Aunque es interesan­te observar que lo que le dio más satisfacción como mandatario, y hasta le ganó fama: las visitas sorpresas, no solo son motivo de in­ri, sino sustento de posibles expedientes en su contra.

Desde fuera se entiende que a un expresidente de la República se le agarra fá­cil, si existe voluntad políti­ca de procesarlo, pues si no por comisión, por omisión.

Nadie gobierna inocente­mente dijo Saint Just, y Luis XVI y María Antonieta per­dieron la cabeza. Sin em­bargo, a Medina lo rastrean y rastrean, y – aparente­mente – solo por las salidas de fin de semana pueden encañonarlo.

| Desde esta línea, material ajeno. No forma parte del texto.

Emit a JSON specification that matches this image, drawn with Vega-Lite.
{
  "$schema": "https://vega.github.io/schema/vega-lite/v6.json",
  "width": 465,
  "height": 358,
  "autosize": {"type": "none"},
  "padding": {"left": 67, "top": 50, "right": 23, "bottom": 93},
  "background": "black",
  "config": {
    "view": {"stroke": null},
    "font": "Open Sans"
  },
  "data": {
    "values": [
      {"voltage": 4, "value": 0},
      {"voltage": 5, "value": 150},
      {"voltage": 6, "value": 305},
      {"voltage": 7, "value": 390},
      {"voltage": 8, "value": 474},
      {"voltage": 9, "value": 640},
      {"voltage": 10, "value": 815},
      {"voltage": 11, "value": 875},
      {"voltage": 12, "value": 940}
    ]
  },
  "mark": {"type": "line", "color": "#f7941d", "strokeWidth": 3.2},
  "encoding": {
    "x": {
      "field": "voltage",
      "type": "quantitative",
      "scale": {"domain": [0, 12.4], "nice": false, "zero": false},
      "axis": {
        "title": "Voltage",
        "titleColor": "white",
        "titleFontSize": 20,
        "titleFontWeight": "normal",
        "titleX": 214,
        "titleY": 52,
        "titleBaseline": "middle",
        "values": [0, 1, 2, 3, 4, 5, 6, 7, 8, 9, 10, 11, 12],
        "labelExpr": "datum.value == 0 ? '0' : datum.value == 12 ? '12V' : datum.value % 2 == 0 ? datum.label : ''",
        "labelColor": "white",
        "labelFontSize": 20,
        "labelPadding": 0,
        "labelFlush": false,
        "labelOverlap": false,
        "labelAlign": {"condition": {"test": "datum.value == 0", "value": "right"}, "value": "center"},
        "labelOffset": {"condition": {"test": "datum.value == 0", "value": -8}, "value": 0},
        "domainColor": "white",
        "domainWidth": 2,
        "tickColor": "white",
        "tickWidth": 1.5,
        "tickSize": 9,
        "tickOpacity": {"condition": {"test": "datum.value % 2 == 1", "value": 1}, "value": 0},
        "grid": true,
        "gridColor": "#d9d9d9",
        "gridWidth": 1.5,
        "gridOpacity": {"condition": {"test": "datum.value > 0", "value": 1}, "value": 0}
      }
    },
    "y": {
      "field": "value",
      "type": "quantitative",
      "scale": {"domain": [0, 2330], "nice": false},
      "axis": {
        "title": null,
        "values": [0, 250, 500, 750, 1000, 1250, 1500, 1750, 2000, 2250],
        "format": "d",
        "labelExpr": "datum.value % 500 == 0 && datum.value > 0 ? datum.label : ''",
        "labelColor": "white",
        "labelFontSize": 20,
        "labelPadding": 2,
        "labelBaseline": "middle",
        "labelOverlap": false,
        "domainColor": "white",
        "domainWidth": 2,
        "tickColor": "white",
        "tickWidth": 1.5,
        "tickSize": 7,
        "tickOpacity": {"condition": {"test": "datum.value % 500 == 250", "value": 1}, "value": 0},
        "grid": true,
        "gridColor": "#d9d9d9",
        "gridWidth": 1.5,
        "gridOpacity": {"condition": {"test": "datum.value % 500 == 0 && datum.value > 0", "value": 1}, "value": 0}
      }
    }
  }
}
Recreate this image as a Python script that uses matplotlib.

Y todavía más, si el go­bierno central consien­te, pues del Administrati­vo dependerá. Si da datos suficientes, o deja entrever situaciones o maromas in­debidas.

La petición – de por sí – tiene implicaciones. A la vo­luntad del Pepca habría que agregar la del Ejecutivo, y el Ejecutivo rehúye involu­crarse en los procesos.

Que lo que pique y repi­que sea lejos de su jurisdic­ción, de manera que la jus­ticia independiente actúe y no se pueda acusar al go­bierno de persecución polí­tica.

Un objetivo difícil de lo­grar o de llevar adelante, pues la lucha contra la co­rrupción es un todo inclui­do, un “ convoyage ” en que no puede comprarse azúcar a menos que en el paquete se incluya un producto me­nos apreciado.

Todavía faltan meses para el año, pero llegado agosto, deberá verse humo blanco, habemus Papa, y no solo lo que hasta ahora desespera a los insidiosos: la pasarela de la Procura­duría.